The error I get is: 'int' object is not iterable
.
def create_word_dict ()
word_list = open("mobydick.txt", "r")
all_list = word_list.read()
all_list = all_list.split()
word_list.close()
for index in len(all_list):
all_list[index] = parseString(all_list[index])
return all_list
# Removes punctuation marks from a string
def parseString (st):
s = ""
for ch in st:
if ch.isalpha() or ch.isspace():
s += ch
else:
s += ""
return s #return was outside code block
Upvotes: 0
Views: 2353
Reputation: 56654
You can speed things up a lot by using some of Python's built-in methods:
from string import ascii_lowercase as lower, ascii_uppercase as upper
from string import digits, punctuation
# create a translation table which
# makes the string lowercase and
# replaces all digits and punctuation with spaces
TRANS = str.maketrans(
lower + upper + digits + punctuation,
lower + lower + " " * len(digits + punctuation)
)
def get_word_list(filename):
with open(filename) as inf:
return inf.read().translate(TRANS).split()

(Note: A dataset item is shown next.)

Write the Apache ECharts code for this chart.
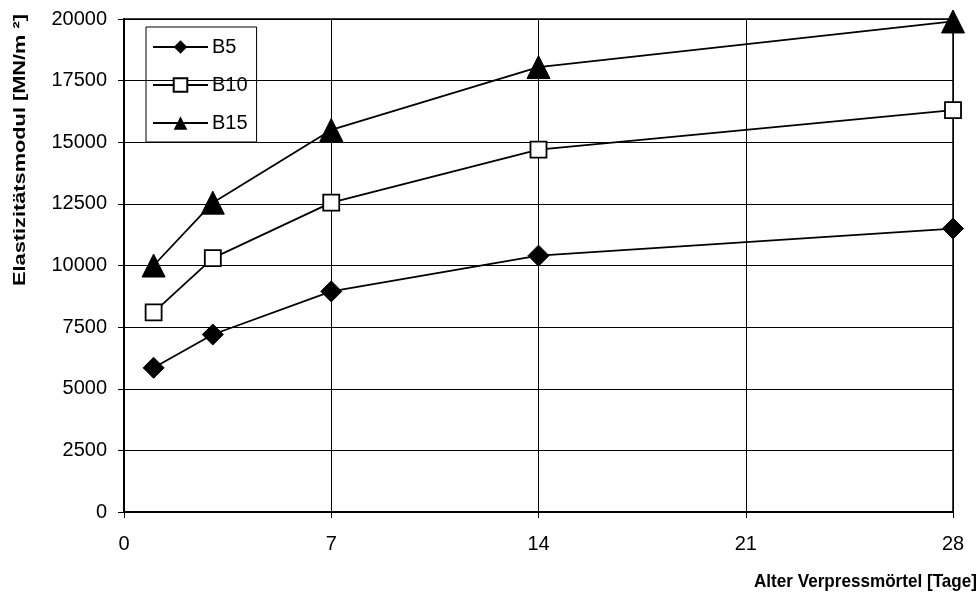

words = get_word_list("mobydick.txt")
For sake of comparison, on my machine this loads the words from the Gutenberg version of Moby Dick (220231 words) in 0.11 seconds.
Upvotes: 0
Reputation: 113988
I guess you want
for index in range(len(all_list)):
all_list[index]=parseString(all_list[index])
since for i in 5:
means nothing in python(since an int cannot be iterated), however for i in range(5)
is indeed a valid statement, since a range can be iterated...
however its probably better to just iterate over the objects directly
new_list = []
for word in all_list:
new_list.append(parseString(word))
or even better just do a list comprehension
new_list = [parseString(word) for word in all_list]
Upvotes: 2